La spiegazione di questa caduta Vance la fornisce lungo pagine toccanti, abrasive, vergate senza molti sconti anche a se stesso. Ma ci sono alcuni filoni che si impongono. Il primo è la dissoluzione della famiglia, con divorzi e matrimoni multipli, con l’uscio di casa che diventa una porta girevole per padri improponibili. Poi un consumismo che la povertà non frena ma trasforma in un cappio di debiti («Spendiamo tutto per poi finire all’ospizio dei poveri. Compriamo televisori giganteschi e iPad. I nostri figli indossano capi di lusso grazie alle carte di credito che applicano interessi stratosferici e ai prestiti garantiti dallo stipendio. Compriamo case di cui non abbiamo bisogno, le rifinanziamo per poter spendere altri soldi e andiamo in fallimento, lasciandole spesso piene di robaccia. Non sappiamo cosa sia la parsimonia. Spendiamo per far finta di appartenere alla classe superiore»). Quindi la perdita di disponibilità al lavoro duro, al sacrificio, l’orgoglio che si rovescia in vittimismo. Infine dinamiche da clan, che fanno sottilmente sentire traditore della propria genia chi cerca di cambiare il proprio status, di uscire da un circolo sociale vizioso. Perché «noi disprezziamo chi invidiamo». Mali che, secondo l’autore, non sono rimediabili con semplici misure di welfare, per quanto importanti e necessarie. Toccano una dimensione socio-culturale che lo Stato non riesce a raggiungere.

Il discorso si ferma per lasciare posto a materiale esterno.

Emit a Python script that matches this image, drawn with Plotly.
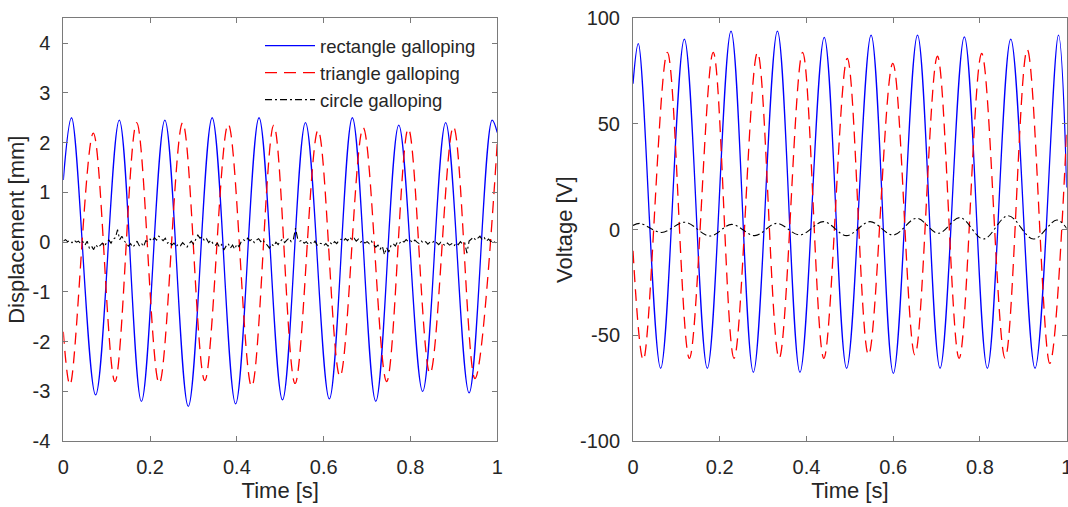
import numpy as np
import plotly.graph_objects as go

# ---------------- data ----------------
# Left panel: displacement [mm]; extremes of each cycle (time [s], value)
rect_disp_t = [0.0, 0.019, 0.0745, 0.129, 0.180, 0.234, 0.288, 0.343, 0.397, 0.451,
               0.505, 0.558, 0.613, 0.666, 0.720, 0.773, 0.828, 0.881, 0.935, 0.988, 1.0]
rect_disp_v = [1.25, 2.50, -3.07, 2.45, -3.20, 2.45, -3.30, 2.50, -3.25, 2.50,
               -3.17, 2.40, -3.15, 2.50, -3.20, 2.35, -3.00, 2.40, -3.03, 2.45, 2.20]

tri_disp_t = [0.0, 0.0154, 0.0691, 0.119, 0.169, 0.221, 0.275, 0.326, 0.380, 0.434,
              0.485, 0.534, 0.587, 0.6375, 0.691, 0.745, 0.795, 0.845, 0.899, 0.9485, 1.0]
tri_disp_v = [-1.80, -2.87, 2.19, -2.80, 2.40, -2.84, 2.40, -2.78, 2.37, -2.90,
              2.35, -2.84, 2.25, -2.70, 2.30, -2.80, 2.28, -2.64, 2.32, -2.74, 2.00]

circ_disp_v = [
    0.02, 0.05, 0.01, 0.03, -0.01, 0.04, 0.00, 0.02, -0.03, 0.01,
    -0.06, 0.02, -0.12, -0.08, -0.15, -0.05, -0.11, -0.07, -0.02, -0.09,
    0.00, 0.04, -0.02, 0.06, 0.09, 0.25, 0.05, 0.12, 0.03, -0.02,
    -0.08, -0.03, -0.10, -0.05, 0.02, -0.07, -0.02, -0.09, 0.03, 0.01,
    0.06, 0.02, 0.09, 0.04, 0.12, 0.07, 0.03, 0.08, -0.02, 0.01,
    -0.06, -0.02, -0.09, -0.04, -0.07, -0.01, -0.05, -0.10, -0.03, 0.02,
    -0.04, 0.05, 0.14, 0.08, 0.11, 0.03, 0.07, -0.01, 0.04, -0.03,
    -0.07, -0.02, -0.10, -0.05, -0.16, -0.08, -0.03, -0.12, -0.06, -0.14,
    -0.04, -0.09, 0.01, 0.05, 0.02, 0.08, 0.03, 0.06, -0.01, 0.04,
    0.07, 0.01, 0.05, -0.03, -0.06, -0.12, -0.04, -0.08, 0.00, -0.05,
    0.02, 0.06, -0.01, 0.04, 0.08, 0.01, 0.05, 0.28, 0.07, 0.02,
    0.04, -0.02, 0.01, -0.05, -0.01, -0.04, 0.02, -0.06, -0.02, -0.03,
    -0.07, -0.03, -0.08, -0.01, -0.05, 0.01, -0.03, 0.03, 0.06, 0.02,
    0.07, 0.03, 0.10, 0.05, 0.08, 0.02, 0.06, 0.00, 0.03, -0.02,
    0.01, -0.03, 0.02, -0.05, -0.10, -0.06, -0.14, -0.08, -0.25, -0.11,
    -0.20, -0.07, -0.03, -0.08, 0.01, -0.02, 0.03, 0.00, 0.05, 0.01,
    0.03, -0.01, 0.04, 0.00, -0.03, 0.02, -0.02, 0.01, -0.04, 0.00,
    -0.02, 0.03, -0.01, -0.05, 0.00, -0.04, -0.07, -0.02, -0.06, -0.03,
    -0.08, -0.02, -0.05, 0.01, -0.04, -0.02, -0.22, 0.02, 0.06, 0.10,
    0.04, 0.08, 0.12, 0.05, 0.09, 0.02, 0.06, 0.01, 0.04, -0.01,
    0.02,
]
circ_disp_t = np.linspace(0.0, 1.0, len(circ_disp_v))

# Right panel: voltage [V]
rect_volt_t = [0.0, 0.0123, 0.0638, 0.1184, 0.1714, 0.226, 0.2775, 0.333, 0.385, 0.441,
               0.4926, 0.549, 0.6003, 0.656, 0.708, 0.764, 0.817, 0.871, 0.927, 0.981, 1.0]
rect_volt_v = [69.0, 88.0, -65.5, 90.1, -65.5, 93.9, -67.4, 93.9, -67.4, 90.9,
               -65.5, 92.0, -67.9, 92.0, -65.5, 91.2, -65.5, 90.1, -65.5, 92.0, 20.0]

tri_volt_t = [0.0, 0.0238, 0.0792, 0.130, 0.185, 0.233, 0.287, 0.337, 0.391, 0.440,
              0.494, 0.543, 0.599, 0.650, 0.702, 0.752, 0.804, 0.858, 0.909, 0.961, 1.0]
tri_volt_v = [-10.0, -61.6, 83.8, -60.8, 83.8, -60.8, 83.8, -60.8, 83.8, -60.8,
              81.0, -59.2, 78.6, -59.2, 82.0, -60.8, 83.3, -60.8, 85.2, -63.2, 47.0]

circ_volt_t = [0.0, 0.016, 0.066, 0.1199, 0.1775, 0.2275, 0.281, 0.3313, 0.385, 0.439,
               0.4926, 0.5465, 0.600, 0.654, 0.704, 0.754, 0.808, 0.865, 0.923, 0.977, 1.0]
circ_volt_v = [2.0, 3.0, -1.3, 3.5, -3.0, 2.5, -2.8, 3.0, -2.5, 3.8,
               -2.8, 3.8, -2.5, 5.4, -1.7, 5.7, -4.4, 6.6, -4.4, 4.6, 0.6]

x_ticks = [0, 0.2, 0.4, 0.6, 0.8, 1]
x_ticklabels = ["0", "0.2", "0.4", "0.6", "0.8", "1"]
disp_ticks = [-4, -3, -2, -1, 0, 1, 2, 3, 4]
disp_ticklabels = ["-4", "-3", "-2", "-1", "0", "1", "2", "3", "4"]
volt_ticks = [-100, -50, 0, 50, 100]
volt_ticklabels = ["-100", "-50", "0", "50", "100"]

names = ["rectangle galloping", "triangle galloping", "circle galloping"]

# ---------------- styles ----------------
BLUE = "rgb(0,0,255)"
RED = "rgb(255,0,0)"
BLACK = "rgb(0,0,0)"
FONT = "Liberation Sans, Arial, sans-serif"
AXC = "#7a7a7a"
TXT = "#262626"

fig = go.Figure()

fig.add_trace(go.Scatter(x=rect_disp_t, y=rect_disp_v, mode="lines", name=names[0],
                         line=dict(color=BLUE, width=1.3, shape="spline"),
                         xaxis="x", yaxis="y"))
fig.add_trace(go.Scatter(x=tri_disp_t, y=tri_disp_v, mode="lines", name=names[1],
                         line=dict(color=RED, width=1.3, dash="12px,7px", shape="spline"),
                         xaxis="x", yaxis="y"))
fig.add_trace(go.Scatter(x=circ_disp_t, y=circ_disp_v, mode="lines", name=names[2],
                         line=dict(color=BLACK, width=1.1, dash="7px,3px,2px,3px"),
                         xaxis="x", yaxis="y"))

fig.add_trace(go.Scatter(x=rect_volt_t, y=rect_volt_v, mode="lines", name=names[0],
                         line=dict(color=BLUE, width=1.3, shape="spline"),
                         xaxis="x2", yaxis="y2", showlegend=False))
fig.add_trace(go.Scatter(x=tri_volt_t, y=tri_volt_v, mode="lines", name=names[1],
                         line=dict(color=RED, width=1.3, dash="12px,7px", shape="spline"),
                         xaxis="x2", yaxis="y2", showlegend=False))
fig.add_trace(go.Scatter(x=circ_volt_t, y=circ_volt_v, mode="lines", name=names[2],
                         line=dict(color=BLACK, width=1.1, dash="7px,3px,2px,3px", shape="spline"),
                         xaxis="x2", yaxis="y2", showlegend=False))

W, H = 1068, 507
ydom = [1 - 441.2 / H, 1 - 18.2 / H]

def xaxis(domain, anchor):
    return dict(domain=domain, anchor=anchor, range=[0, 1], tickvals=x_ticks,
                ticktext=x_ticklabels, ticks="inside", ticklen=5, tickcolor=AXC,
                showline=True, linecolor=AXC, linewidth=1, mirror="allticks",
                showgrid=False, zeroline=False, automargin=False,
                tickfont=dict(family=FONT, size=20, color=TXT),
                ticklabelstandoff=8, ticklabeloverflow="allow",
                title=dict(text="Time [s]", font=dict(family=FONT, size=22, color=TXT), standoff=4))

def yaxis(domain, anchor, rng, tv, tt, title):
    return dict(domain=domain, anchor=anchor, range=rng, tickvals=tv, ticktext=tt,
                ticks="inside", ticklen=5, tickcolor=AXC,
                showline=True, linecolor=AXC, linewidth=1, mirror="allticks",
                showgrid=False, zeroline=False, automargin=False,
                tickfont=dict(family=FONT, size=20, color=TXT),
                ticklabelstandoff=8, ticklabeloverflow="allow",
                title=dict(text=title, font=dict(family=FONT, size=22, color=TXT), standoff=1))

fig.update_layout(
    width=W, height=H,
    margin=dict(l=0, r=0, t=0, b=0, autoexpand=False),
    paper_bgcolor="white", plot_bgcolor="white",
    xaxis=xaxis([63.3 / W, 497.3 / W], "y"),
    yaxis=yaxis(ydom, "x", [-4, 4.5], disp_ticks, disp_ticklabels, "Displacement [mm]"),
    xaxis2=xaxis([633 / W, 1066.7 / W], "y2"),
    yaxis2=yaxis(ydom, "x2", [-100, 100], volt_ticks, volt_ticklabels, "Voltage [V]"),
    legend=dict(x=260 / W, y=1 - 27 / H, xanchor="left", yanchor="top",
                bgcolor="rgba(0,0,0,0)", borderwidth=0, itemwidth=50,
                font=dict(family=FONT, size=18.5, color=TXT)),
    showlegend=True,
)

fig.write_html("out.html",
               config={"displayModeBar": False},
               post_script="document.body.style.margin='0px';document.body.style.overflow='hidden';")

Un j’accuse durissimo insomma, allo stesso tempo venato da un amore insopprimibile per i propri “simili”. Un libro che ha segnato il dibattito di questi ultimi mesi, ma che non ha terminato la sua carica provocatoria. Un regista come Ron Howard ha deciso di farne un film, che potrebbe vedere la luce agli inizi del prossimo anno. Vance nel frattempo è tornato a Middletown, deciso a darsi fare, forte anche della fama acquisita, per contrastare il dilagare della droga.